-- Start of DATA SEGMENT --

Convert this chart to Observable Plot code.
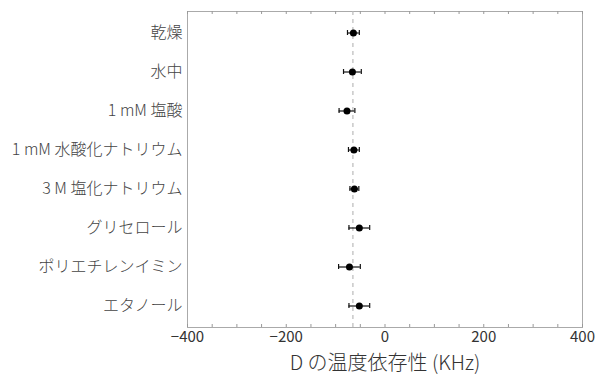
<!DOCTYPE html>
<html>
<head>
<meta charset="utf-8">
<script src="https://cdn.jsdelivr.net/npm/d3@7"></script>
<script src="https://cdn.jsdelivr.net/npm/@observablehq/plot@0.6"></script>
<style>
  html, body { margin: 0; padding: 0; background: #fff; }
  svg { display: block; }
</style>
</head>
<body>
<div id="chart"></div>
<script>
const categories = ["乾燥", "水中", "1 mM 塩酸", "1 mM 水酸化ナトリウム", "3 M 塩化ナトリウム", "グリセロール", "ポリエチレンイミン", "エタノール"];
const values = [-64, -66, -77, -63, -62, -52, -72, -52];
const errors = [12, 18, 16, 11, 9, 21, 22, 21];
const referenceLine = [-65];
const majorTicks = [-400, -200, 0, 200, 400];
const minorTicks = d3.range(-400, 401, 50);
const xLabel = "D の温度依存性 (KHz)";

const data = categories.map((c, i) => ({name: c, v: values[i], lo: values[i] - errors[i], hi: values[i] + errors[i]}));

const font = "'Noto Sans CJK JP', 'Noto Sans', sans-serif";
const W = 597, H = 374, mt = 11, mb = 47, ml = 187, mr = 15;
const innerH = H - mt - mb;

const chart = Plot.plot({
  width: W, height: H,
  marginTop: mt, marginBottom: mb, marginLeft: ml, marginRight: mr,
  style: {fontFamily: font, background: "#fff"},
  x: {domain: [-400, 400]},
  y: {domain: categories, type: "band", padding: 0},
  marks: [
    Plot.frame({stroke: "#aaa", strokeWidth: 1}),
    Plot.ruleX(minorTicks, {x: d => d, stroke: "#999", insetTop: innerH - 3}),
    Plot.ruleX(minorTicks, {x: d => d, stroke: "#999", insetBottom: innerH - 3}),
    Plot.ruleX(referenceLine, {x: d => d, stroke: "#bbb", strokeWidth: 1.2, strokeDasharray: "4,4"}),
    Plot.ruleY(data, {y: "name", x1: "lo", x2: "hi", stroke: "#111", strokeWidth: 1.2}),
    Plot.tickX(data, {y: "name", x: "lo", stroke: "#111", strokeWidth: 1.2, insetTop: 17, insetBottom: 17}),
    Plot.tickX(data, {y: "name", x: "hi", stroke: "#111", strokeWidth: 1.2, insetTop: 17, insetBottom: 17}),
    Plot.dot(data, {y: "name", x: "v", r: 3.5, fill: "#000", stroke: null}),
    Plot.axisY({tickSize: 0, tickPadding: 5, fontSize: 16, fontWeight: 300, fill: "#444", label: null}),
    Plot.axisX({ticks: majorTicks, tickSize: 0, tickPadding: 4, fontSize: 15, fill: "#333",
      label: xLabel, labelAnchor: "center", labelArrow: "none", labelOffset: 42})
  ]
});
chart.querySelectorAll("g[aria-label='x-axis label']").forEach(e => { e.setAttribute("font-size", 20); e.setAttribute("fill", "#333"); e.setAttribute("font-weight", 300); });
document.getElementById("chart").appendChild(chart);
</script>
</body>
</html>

-- End of DATA SEGMENT --

TASK INSTRUCTIONS. Omit the pictures and give the material again, exactly and in full.

OUTPUT BELOW.
Convert this chart to Observable Plot code.
<!DOCTYPE html>
<html>
<head>
<meta charset="utf-8">
<script src="https://cdn.jsdelivr.net/npm/d3@7"></script>
<script src="https://cdn.jsdelivr.net/npm/@observablehq/plot@0.6"></script>
<style>
  html, body { margin: 0; padding: 0; background: #fff; }
  svg { display: block; }
</style>
</head>
<body>
<div id="chart"></div>
<script>
const categories = ["乾燥", "水中", "1 mM 塩酸", "1 mM 水酸化ナトリウム", "3 M 塩化ナトリウム", "グリセロール", "ポリエチレンイミン", "エタノール"];
const values = [-64, -66, -77, -63, -62, -52, -72, -52];
const errors = [12, 18, 16, 11, 9, 21, 22, 21];
const referenceLine = [-65];
const majorTicks = [-400, -200, 0, 200, 400];
const minorTicks = d3.range(-400, 401, 50);
const xLabel = "D の温度依存性 (KHz)";

const data = categories.map((c, i) => ({name: c, v: values[i], lo: values[i] - errors[i], hi: values[i] + errors[i]}));

const font = "'Noto Sans CJK JP', 'Noto Sans', sans-serif";
const W = 597, H = 374, mt = 11, mb = 47, ml = 187, mr = 15;
const innerH = H - mt - mb;

const chart = Plot.plot({
  width: W, height: H,
  marginTop: mt, marginBottom: mb, marginLeft: ml, marginRight: mr,
  style: {fontFamily: font, background: "#fff"},
  x: {domain: [-400, 400]},
  y: {domain: categories, type: "band", padding: 0},
  marks: [
    Plot.frame({stroke: "#aaa", strokeWidth: 1}),
    Plot.ruleX(minorTicks, {x: d => d, stroke: "#999", insetTop: innerH - 3}),
    Plot.ruleX(minorTicks, {x: d => d, stroke: "#999", insetBottom: innerH - 3}),
    Plot.ruleX(referenceLine, {x: d => d, stroke: "#bbb", strokeWidth: 1.2, strokeDasharray: "4,4"}),
    Plot.ruleY(data, {y: "name", x1: "lo", x2: "hi", stroke: "#111", strokeWidth: 1.2}),
    Plot.tickX(data, {y: "name", x: "lo", stroke: "#111", strokeWidth: 1.2, insetTop: 17, insetBottom: 17}),
    Plot.tickX(data, {y: "name", x: "hi", stroke: "#111", strokeWidth: 1.2, insetTop: 17, insetBottom: 17}),
    Plot.dot(data, {y: "name", x: "v", r: 3.5, fill: "#000", stroke: null}),
    Plot.axisY({tickSize: 0, tickPadding: 5, fontSize: 16, fontWeight: 300, fill: "#444", label: null}),
    Plot.axisX({ticks: majorTicks, tickSize: 0, tickPadding: 4, fontSize: 15, fill: "#333",
      label: xLabel, labelAnchor: "center", labelArrow: "none", labelOffset: 42})
  ]
});
chart.querySelectorAll("g[aria-label='x-axis label']").forEach(e => { e.setAttribute("font-size", 20); e.setAttribute("fill", "#333"); e.setAttribute("font-weight", 300); });
document.getElementById("chart").appendChild(chart);
</script>
</body>
</html>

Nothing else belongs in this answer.